BEGIN

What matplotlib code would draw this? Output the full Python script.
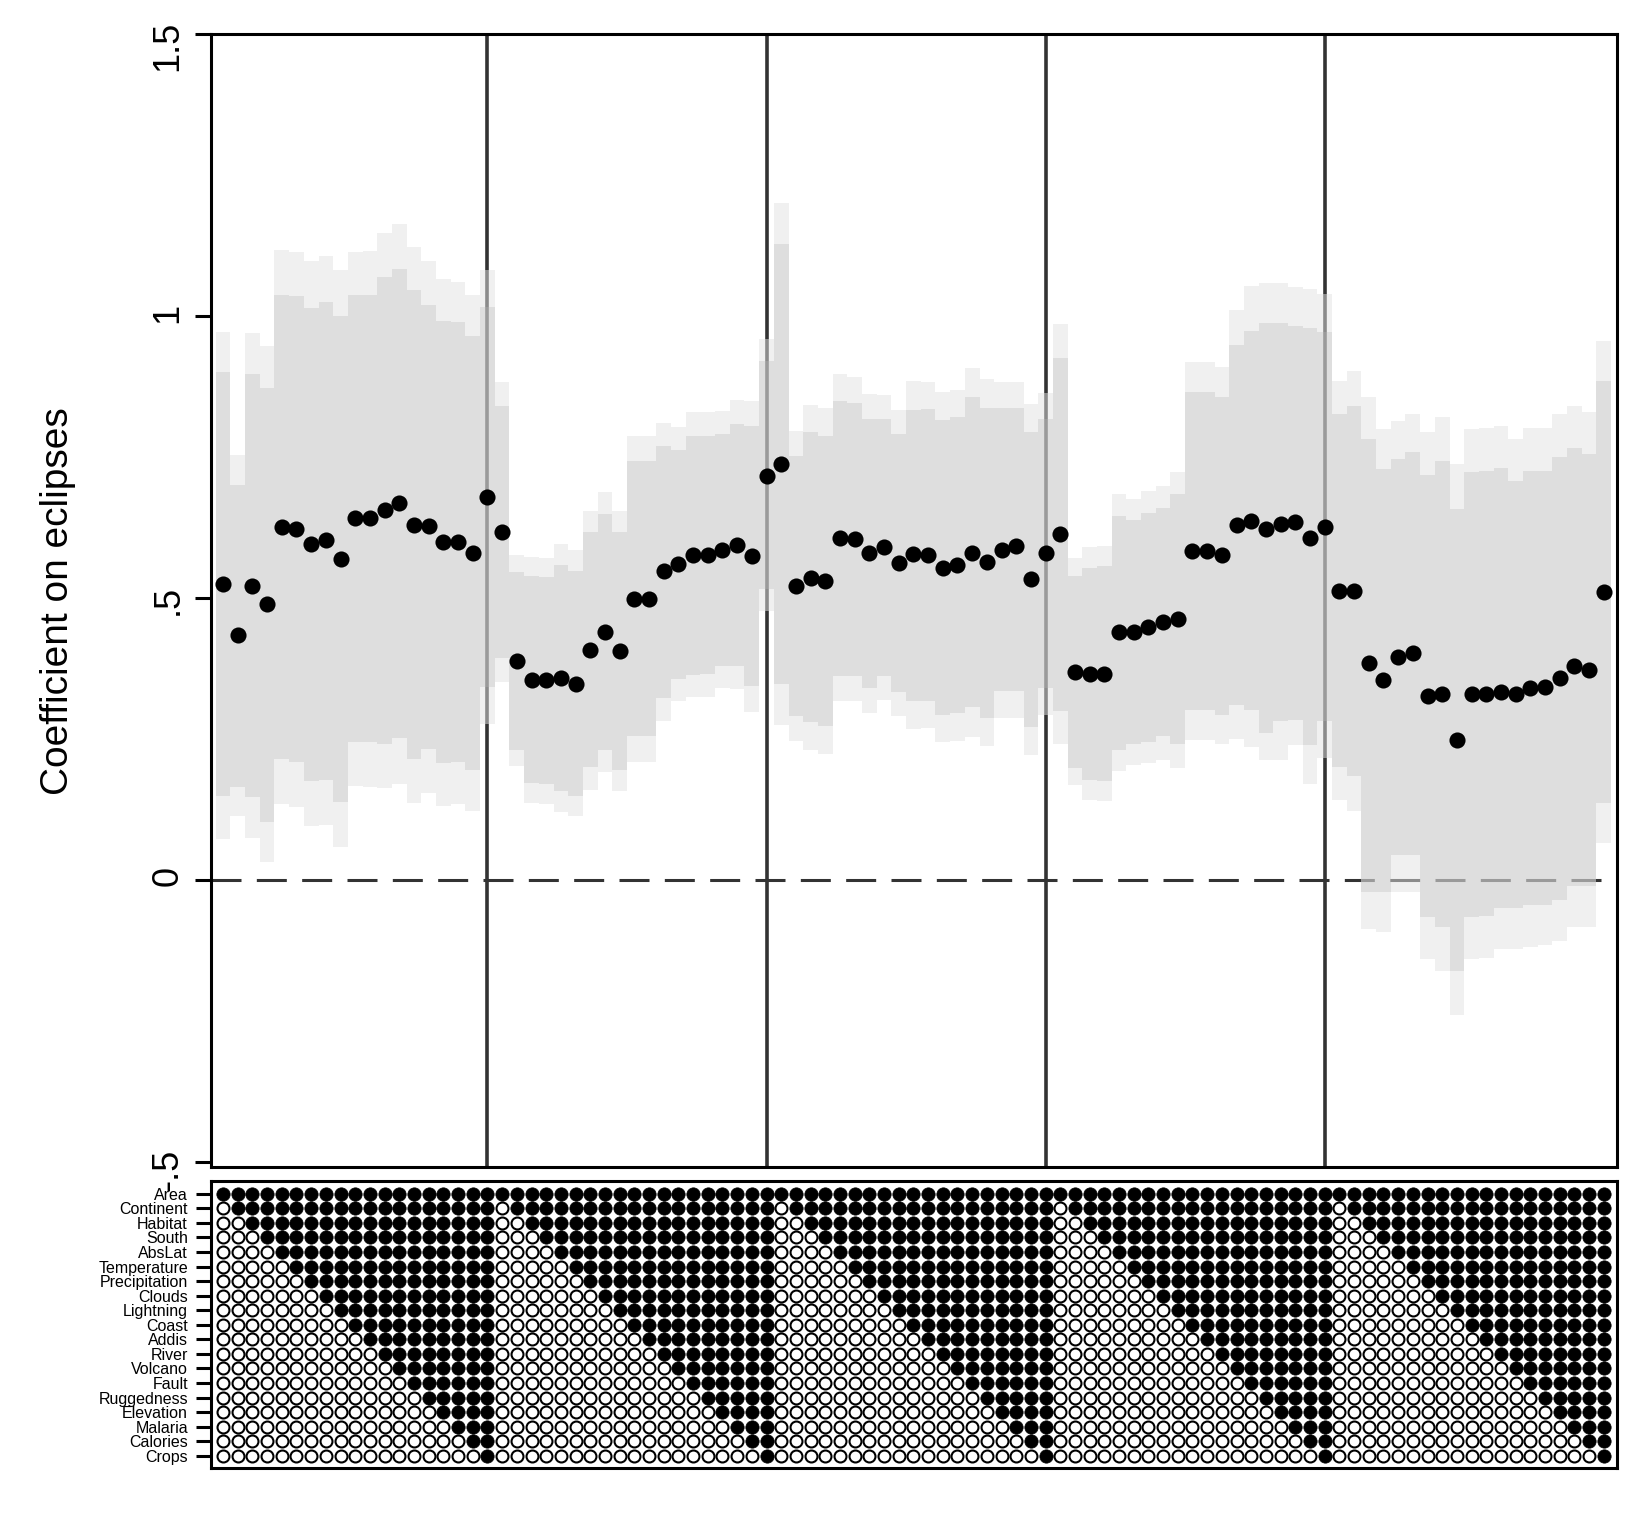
import matplotlib
matplotlib.use("Agg")
import matplotlib.pyplot as plt
import numpy as np

plt.rcParams['font.family'] = ['Liberation Sans', 'DejaVu Sans']
plt.rcParams['lines.scale_dashes'] = False

# ---------------- data ----------------
controls = ["Area", "Continent", "Habitat", "South", "AbsLat", "Temperature",
            "Precipitation", "Clouds", "Lightning", "Coast", "Addis", "River",
            "Volcano", "Fault", "Ruggedness", "Elevation", "Malaria", "Calories",
            "Crops"]

# number of controls included (first n of the list) in each specification, per block
n_included = [
    [1, 2, 3, 4, 5, 6, 7, 8, 9, 10, 11, 12, 13, 14, 15, 16, 17, 18, 19],
    [1, 2, 3, 4, 5, 6, 7, 8, 9, 10, 11, 12, 13, 14, 15, 16, 17, 18, 19],
    [1, 2, 3, 4, 5, 6, 7, 8, 9, 10, 11, 12, 13, 14, 15, 16, 17, 18, 19],
    [1, 2, 3, 4, 5, 6, 7, 8, 9, 10, 11, 12, 13, 14, 15, 16, 17, 18, 19],
    [1, 2, 3, 4, 5, 6, 7, 8, 9, 10, 11, 12, 13, 14, 15, 16, 17, 18, 19],
]

coef = [
    0.524, 0.434, 0.522, 0.489, 0.626, 0.622, 0.595, 0.602, 0.569, 0.641, 0.641, 0.656, 0.668, 0.629, 0.627, 0.600, 0.600, 0.580, 0.679,
    0.617, 0.388, 0.355, 0.354, 0.358, 0.347, 0.408, 0.439, 0.406, 0.499, 0.499, 0.547, 0.560, 0.576, 0.576, 0.585, 0.594, 0.574, 0.717,
    0.738, 0.521, 0.536, 0.530, 0.606, 0.604, 0.580, 0.590, 0.562, 0.578, 0.577, 0.554, 0.558, 0.580, 0.564, 0.585, 0.592, 0.533, 0.579,
    0.614, 0.369, 0.366, 0.366, 0.440, 0.440, 0.449, 0.457, 0.462, 0.584, 0.584, 0.576, 0.630, 0.637, 0.622, 0.632, 0.634, 0.606, 0.625,
    0.513, 0.513, 0.385, 0.354, 0.396, 0.403, 0.326, 0.330, 0.249, 0.330, 0.330, 0.334, 0.330, 0.341, 0.343, 0.358, 0.380, 0.373, 0.511,
]

hi95 = [
    0.972, 0.753, 0.969, 0.947, 1.117, 1.113, 1.097, 1.106, 1.082, 1.113, 1.115, 1.148, 1.163, 1.123, 1.097, 1.065, 1.061, 1.038, 1.082,
    0.883, 0.577, 0.573, 0.570, 0.596, 0.585, 0.655, 0.688, 0.655, 0.788, 0.788, 0.810, 0.803, 0.829, 0.829, 0.831, 0.851, 0.849, 0.959,
    1.201, 0.796, 0.842, 0.837, 0.897, 0.891, 0.862, 0.859, 0.834, 0.884, 0.883, 0.865, 0.869, 0.908, 0.889, 0.883, 0.883, 0.844, 0.863,
    0.986, 0.571, 0.591, 0.593, 0.684, 0.675, 0.690, 0.698, 0.724, 0.918, 0.918, 0.910, 1.010, 1.054, 1.058, 1.058, 1.052, 1.047, 1.039,
    0.884, 0.902, 0.857, 0.800, 0.813, 0.827, 0.794, 0.821, 0.737, 0.800, 0.801, 0.805, 0.782, 0.801, 0.801, 0.827, 0.841, 0.829, 0.955,
]

hi90 = [
    0.900, 0.701, 0.898, 0.873, 1.038, 1.035, 1.015, 1.025, 1.000, 1.038, 1.038, 1.069, 1.084, 1.046, 1.020, 0.991, 0.989, 0.964, 1.016,
    0.841, 0.546, 0.539, 0.537, 0.558, 0.547, 0.617, 0.648, 0.617, 0.743, 0.743, 0.769, 0.763, 0.788, 0.788, 0.790, 0.809, 0.805, 0.920,
    1.127, 0.752, 0.794, 0.787, 0.849, 0.846, 0.818, 0.818, 0.790, 0.834, 0.835, 0.815, 0.820, 0.857, 0.836, 0.837, 0.837, 0.795, 0.817,
    0.926, 0.539, 0.554, 0.556, 0.645, 0.638, 0.650, 0.659, 0.684, 0.866, 0.866, 0.857, 0.948, 0.974, 0.987, 0.987, 0.983, 0.978, 0.972,
    0.827, 0.841, 0.782, 0.729, 0.746, 0.758, 0.718, 0.742, 0.658, 0.724, 0.726, 0.730, 0.708, 0.726, 0.726, 0.750, 0.766, 0.756, 0.884,
]

lo90 = [
    0.148, 0.165, 0.147, 0.103, 0.214, 0.209, 0.175, 0.177, 0.139, 0.244, 0.244, 0.241, 0.251, 0.214, 0.232, 0.207, 0.209, 0.195, 0.342,
    0.394, 0.231, 0.172, 0.170, 0.157, 0.149, 0.201, 0.230, 0.195, 0.256, 0.256, 0.323, 0.356, 0.363, 0.365, 0.380, 0.380, 0.344, 0.516,
    0.347, 0.290, 0.280, 0.273, 0.362, 0.362, 0.341, 0.362, 0.333, 0.317, 0.318, 0.293, 0.296, 0.306, 0.288, 0.335, 0.335, 0.272, 0.340,
    0.299, 0.199, 0.177, 0.176, 0.231, 0.241, 0.245, 0.255, 0.241, 0.301, 0.301, 0.293, 0.310, 0.301, 0.260, 0.282, 0.284, 0.240, 0.282,
    0.201, 0.185, -0.021, -0.021, 0.045, 0.045, -0.066, -0.083, -0.162, -0.066, -0.064, -0.050, -0.050, -0.044, -0.044, -0.036, -0.010, -0.010, 0.136,
]

lo95 = [
    0.073, 0.113, 0.075, 0.031, 0.134, 0.130, 0.095, 0.097, 0.058, 0.166, 0.165, 0.163, 0.170, 0.136, 0.155, 0.131, 0.134, 0.122, 0.276,
    0.351, 0.202, 0.136, 0.134, 0.120, 0.113, 0.160, 0.192, 0.157, 0.210, 0.210, 0.281, 0.318, 0.324, 0.325, 0.340, 0.339, 0.297, 0.476,
    0.274, 0.246, 0.230, 0.223, 0.317, 0.317, 0.296, 0.319, 0.290, 0.268, 0.270, 0.245, 0.247, 0.253, 0.238, 0.287, 0.287, 0.222, 0.293,
    0.241, 0.168, 0.142, 0.140, 0.194, 0.204, 0.207, 0.213, 0.199, 0.249, 0.249, 0.241, 0.250, 0.236, 0.213, 0.213, 0.239, 0.171, 0.217,
    0.142, 0.122, -0.087, -0.093, -0.021, -0.021, -0.140, -0.162, -0.240, -0.140, -0.139, -0.123, -0.123, -0.119, -0.115, -0.108, -0.083, -0.083, 0.065,
]

y_ticks = [-0.5, 0, 0.5, 1, 1.5]
y_ticklabels = ["-.5", "0", ".5", "1", "1.5"]
ylabel = "Coefficient on eclipses"

# ---------------- figure ----------------
W, H = 1650, 1514
fig = plt.figure(figsize=(W / 100, H / 100), dpi=100)
ax = fig.add_axes([211 / W, 1 - 1167 / H, 1406 / W, 1133 / H])
axb = fig.add_axes([211 / W, 1 - 1468 / H, 1406 / W, 287 / H])

coef = np.array(coef)
hi95, hi90, lo90, lo95 = map(np.array, (hi95, hi90, lo90, lo95))
x = np.arange(len(coef))
flat_n = [n for block in n_included for n in block]
block_len = len(n_included[0])
separators = [i * block_len + block_len - 1 for i in range(len(n_included) - 1)]

# reference lines (beneath translucent bands)
for s in separators:
    ax.axvline(s, color='#333333', lw=2.6, zorder=1)
ax.axhline(0, color='#333333', lw=2.2, dashes=(21.6, 11.04), zorder=1)

# confidence bands
ax.bar(x, hi95 - lo95, bottom=lo95, width=1.0, color=(227 / 255,) * 3,
       alpha=0.5, linewidth=0, zorder=2)
ax.bar(x, hi90 - lo90, bottom=lo90, width=1.0, color=(186 / 255,) * 3,
       alpha=0.33, linewidth=0, zorder=2.1)

ax.plot(x, coef, 'o', color='black', ms=11.6, mew=0, zorder=3)

ax.set_xlim(-0.82, 94.9)
ax.set_ylim(-0.509, 1.5)
ax.set_xticks([])
ax.set_yticks(y_ticks)
ax.set_yticklabels(y_ticklabels)
ax.tick_params(axis='y', length=11.5, width=2.2, pad=7, labelsize=26,
               labelrotation=90)
for sp in ax.spines.values():
    sp.set_linewidth(2.2)
    sp.set_zorder(5)

fig.text(58 / W, 1 - 601 / H, ylabel, rotation=90, ha='center', va='center',
         fontsize=28)

# ---------------- specification matrix ----------------
fx, fy, ox, oy = [], [], [], []
for c, n in enumerate(flat_n):
    for r in range(len(controls)):
        if r < n:
            fx.append(c); fy.append(r)
        else:
            ox.append(c); oy.append(r)
axb.plot(fx, fy, 'o', ms=9.6, mfc='black', mec='black', mew=0.5, ls='none')
axb.plot(ox, oy, 'o', ms=8.6, mfc='white', mec='black', mew=1.5, ls='none')

axb.set_xlim(-0.82, 94.9)
axb.set_ylim(18.83, -0.87)
axb.set_xticks([])
axb.set_yticks(range(len(controls)))
axb.set_yticklabels(controls)
axb.tick_params(axis='y', length=10.8, width=2.2, pad=5.8, labelsize=11.5)
for sp in axb.spines.values():
    sp.set_linewidth(2.2)

fig.savefig("out.png", dpi=100)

END

§ WHAT YOU NEED TO DO:
Show the lines that mention the word "matplotlib".

§ FINAL RESULT:
What matplotlib code would draw this? Output the full Python script.
import matplotlib
matplotlib.use("Agg")
import matplotlib.pyplot as plt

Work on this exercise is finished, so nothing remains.